私のつぶやきに対して「聴解は総合力」などというコメントがありましたが、これは今風の考え方ですね。私が問題にしているのは、

  • では、そういったお膳立てをしてもらったのに、内容理解の設問に正答できない人は何を改善すればいいのか?

という部分。その、お膳立てしてもらっても悲しくなるくらい何もできない、というところからスタートしない限り、結局、聴き取りの力はそれ以上大きくはならないと考えています。
pre-listening活動とかスキーマの活性とかストラテジーの指導とか、一時期、日本の英語教育でも盛り上がりましたね。私自身、「オーラルコミュニケーション A」「オーラルコミュニケーションB」の時代に検定教科書を書いていましたし、全英連がまだテストを実施していた頃に、テスト部の委員をしていましたから、このような「お膳立て」満載のタスクもどきやテストも作ってきました。しかし、今思うと、遠回りだったな、と。例えば、「クラスを分割し、グループ毎に5W1Hを割り当てて、選択的に聴き取らせ、その情報を寄せ集めて全体像を再現する活動」とか、今なら絶対にやらないと思います。
「選択的リスニング」とか「断片情報の統合による統一主題の推測」というような、top-down (他に良い用語が見あたらないので、便宜上使います) の処理を教師側でお膳立てをしておいて、学習者はそのtop-downの処理だけすればいい設問に答えられたとしても、それって、cheatingしているだけでしょ?問題とすべきなのは、

  • 聴き取るべき情報を、教師や教材・テスト作成者ではなく学習者自身がいつ選択できるようになるのか?

という点での「聴き取り」の力の養成でしょう。bottom-upの処理を鍛えることで、どの程度、top-down処理にも対応できるか、ということを問うことこそが大切だと思います。

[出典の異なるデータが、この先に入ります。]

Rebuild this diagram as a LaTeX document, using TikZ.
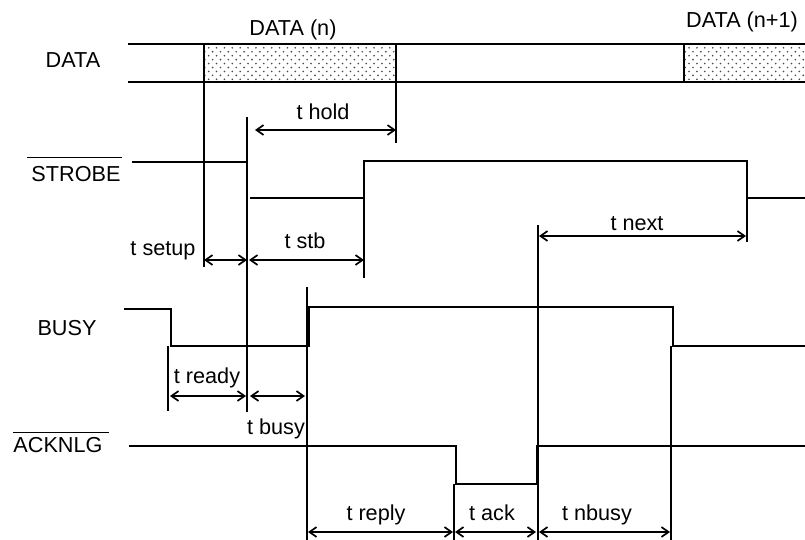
\documentclass[tikz,border=0pt]{standalone}
\usepackage{fontspec}
\setmainfont{Liberation Sans}
\usetikzlibrary{arrows.meta,patterns}

\pgfdeclarepatternformonly{sparse dots}{\pgfqpoint{-1pt}{-1pt}}{\pgfqpoint{6.6pt}{6.6pt}}{\pgfqpoint{5.6pt}{5.6pt}}{
  \pgfpathcircle{\pgfqpoint{0pt}{0pt}}{.65pt}
  \pgfpathcircle{\pgfqpoint{2.8pt}{2.8pt}}{.65pt}
  \pgfusepath{fill}}

\begin{document}
\begin{tikzpicture}[x=0.025cm,y=-0.025cm,
  sig/.style={line width=1.4pt},
  thin/.style={line width=1.1pt},
  box/.style={line width=1.8pt},
  dots/.style={pattern=sparse dots,pattern color=black!70},
  dim/.style={line width=1.2pt,{Straight Barb[length=5pt,width=7pt]}-{Straight Barb[length=5pt,width=7pt]}},
  lbl/.style={anchor=base,inner sep=0pt,font=\fontsize{15.4}{18}\selectfont}]
  \useasboundingbox (0,0) rectangle (805,540);

  % signal names
  \node[lbl] (data) at (73,67) {DATA};
  \node[lbl] (strobe) at (76,181) {STROBE};
  \node[lbl] (busy) at (67,335) {BUSY};
  \node[lbl] (ack) at (58,452) {ACKNLG};
  \draw[thin] ([shift={(-4,-8)}]strobe.north west) -- ([shift={(1,-8)}]strobe.north east);
  \draw[thin] ([shift={(0,-4)}]ack.north west) -- ([shift={(6,-4)}]ack.north east);

  % DATA
  \node[lbl] (dn) at (293,35) {DATA (n)};
  \node[lbl] (dn1) at (742,27) {DATA (n+1)};
  \draw[thin] (128,44) -- (805,44);
  \draw[thin] (128,82) -- (805,82);
  \draw[box,dots] (204,44) rectangle (396,82);
  \fill[dots] (684,44) rectangle (805,82);
  \draw[box] (805,44) -| (684,82) -- (805,82);

  % STROBE
  \draw[sig] (132,162) -- (247,162);
  \draw[sig] (250,198) -| (364,161) -| (747,198) -- (805,198);
  \draw[sig] (364,198) -- (364,278);
  \draw[sig] (747,198) -- (747,242);

  % BUSY
  \draw[sig] (124,309) -| (171,346) -- (309,346) |- (673,307) |- (805,346);

  % ACKNLG
  \draw[sig] (129,446) -| (456,484) -| (537,446) -- (805,446);

  % edge markers
  \draw[sig] (204,82) -- (204,267);
  \draw[sig] (396,82) -- (396,143);
  \draw[sig] (247,117) -- (247,412);
  \draw[sig] (168,346) -- (168,411);
  \draw[sig] (307,287) -- (307,540);
  \draw[sig] (671,346) -- (671,540);
  \draw[sig] (454,484) -- (454,540);
  \draw[sig] (538,225) -- (538,540);

  % timings
  \draw[dim] (255,130) -- (396,130);
  \node[lbl] (thold) at (323,119) {t hold};
  \draw[dim] (204,260) -- (247,260);
  \node[lbl] (tsetup) at (163,255) {t setup};
  \draw[dim] (249,260) -- (364,260);
  \node[lbl] (tstb) at (305,248) {t stb};
  \draw[dim] (539,236) -- (746,236);
  \node[lbl] (tnext) at (637,230) {t next};
  \draw[dim] (170,396) -- (246,396);
  \node[lbl] (tready) at (207,383) {t ready};
  \draw[dim] (250,396) -- (305,396);
  \node[lbl] (tbusy) at (276,434) {t busy};
  \draw[dim] (308,532) -- (453,532);
  \node[lbl] (treply) at (376,520) {t reply};
  \draw[dim] (455,532) -- (536,532);
  \node[lbl] (tack) at (492,520) {t ack};
  \draw[dim] (539,532) -- (670,532);
  \node[lbl] (tnbusy) at (597,520) {t nbusy};
\end{tikzpicture}
\end{document}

言い古されたことですが、top-topの上滑り、bottom-bottomの地を這うだけ、ではダメなのは勿論です。
私自身は、「対面リピート」と「イカソーメン」そして、「ディクトグロスもどき」で、授業の中では処理と保持を徹底トレーニングすることで、どのように「総合力」が伸びているのかは外部テストで確認してもらう、といったスタンスですね。
批判ばかりしていても埒があきませんので、教材も紹介。このbottom-upのトレーニングとしての良質の教材には、

  • 長沼君主、河原清志 『L&R デュアル英語トレーニング』 (コスモピア、2004年)

があります。現任校では進学クラスの高3で副教材としています。こういう良質の教材こそ、初級編と上級編といった続刊が望まれます。